▶ WRITTEN EXERCISE:
Do not include the pictures; repeat the rest of the data exactly.

▶ SUPPLIED INFORMATION:
──────

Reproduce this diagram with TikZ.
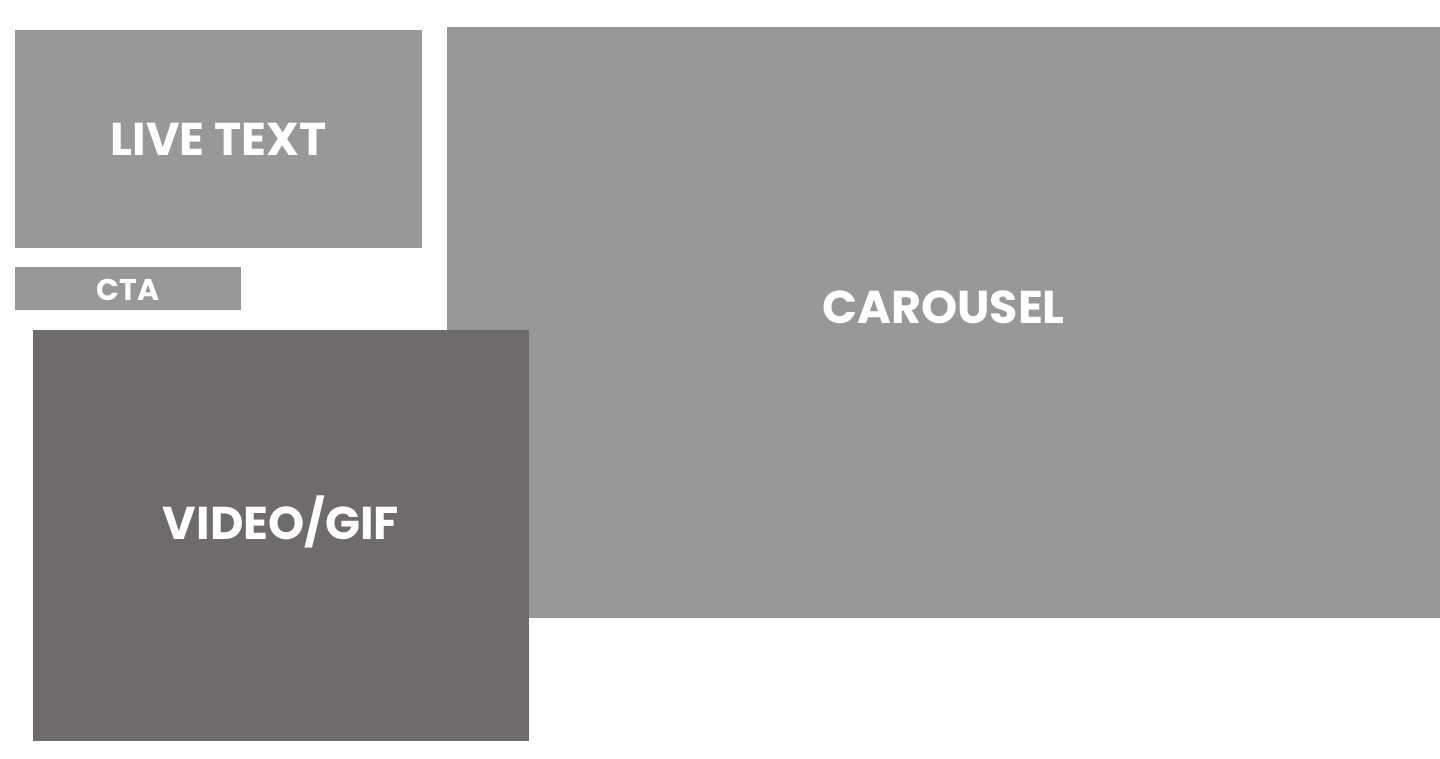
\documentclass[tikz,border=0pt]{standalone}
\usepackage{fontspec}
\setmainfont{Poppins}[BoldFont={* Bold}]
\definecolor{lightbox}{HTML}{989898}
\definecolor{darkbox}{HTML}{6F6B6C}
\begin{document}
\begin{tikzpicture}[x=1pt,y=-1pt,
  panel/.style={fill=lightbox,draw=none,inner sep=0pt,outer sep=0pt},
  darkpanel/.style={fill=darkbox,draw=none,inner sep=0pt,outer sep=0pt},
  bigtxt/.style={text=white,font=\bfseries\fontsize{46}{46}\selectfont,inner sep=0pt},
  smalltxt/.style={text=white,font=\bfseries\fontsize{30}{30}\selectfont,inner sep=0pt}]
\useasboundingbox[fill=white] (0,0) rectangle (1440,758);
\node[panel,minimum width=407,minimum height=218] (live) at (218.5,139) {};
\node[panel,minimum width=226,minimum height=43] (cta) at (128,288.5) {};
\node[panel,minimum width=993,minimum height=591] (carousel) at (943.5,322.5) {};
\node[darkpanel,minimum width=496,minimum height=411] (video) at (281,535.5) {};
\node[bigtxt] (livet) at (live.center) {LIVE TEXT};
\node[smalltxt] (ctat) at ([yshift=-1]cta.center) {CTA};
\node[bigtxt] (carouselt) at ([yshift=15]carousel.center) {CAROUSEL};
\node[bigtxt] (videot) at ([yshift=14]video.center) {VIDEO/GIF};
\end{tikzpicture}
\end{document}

──────

▶ ANSWER TO THE EXERCISE:
Reproduce this diagram with TikZ.
\documentclass[tikz,border=0pt]{standalone}
\usepackage{fontspec}
\setmainfont{Poppins}[BoldFont={* Bold}]
\definecolor{lightbox}{HTML}{989898}
\definecolor{darkbox}{HTML}{6F6B6C}
\begin{document}
\begin{tikzpicture}[x=1pt,y=-1pt,
  panel/.style={fill=lightbox,draw=none,inner sep=0pt,outer sep=0pt},
  darkpanel/.style={fill=darkbox,draw=none,inner sep=0pt,outer sep=0pt},
  bigtxt/.style={text=white,font=\bfseries\fontsize{46}{46}\selectfont,inner sep=0pt},
  smalltxt/.style={text=white,font=\bfseries\fontsize{30}{30}\selectfont,inner sep=0pt}]
\useasboundingbox[fill=white] (0,0) rectangle (1440,758);
\node[panel,minimum width=407,minimum height=218] (live) at (218.5,139) {};
\node[panel,minimum width=226,minimum height=43] (cta) at (128,288.5) {};
\node[panel,minimum width=993,minimum height=591] (carousel) at (943.5,322.5) {};
\node[darkpanel,minimum width=496,minimum height=411] (video) at (281,535.5) {};
\node[bigtxt] (livet) at (live.center) {LIVE TEXT};
\node[smalltxt] (ctat) at ([yshift=-1]cta.center) {CTA};
\node[bigtxt] (carouselt) at ([yshift=15]carousel.center) {CAROUSEL};
\node[bigtxt] (videot) at ([yshift=14]video.center) {VIDEO/GIF};
\end{tikzpicture}
\end{document}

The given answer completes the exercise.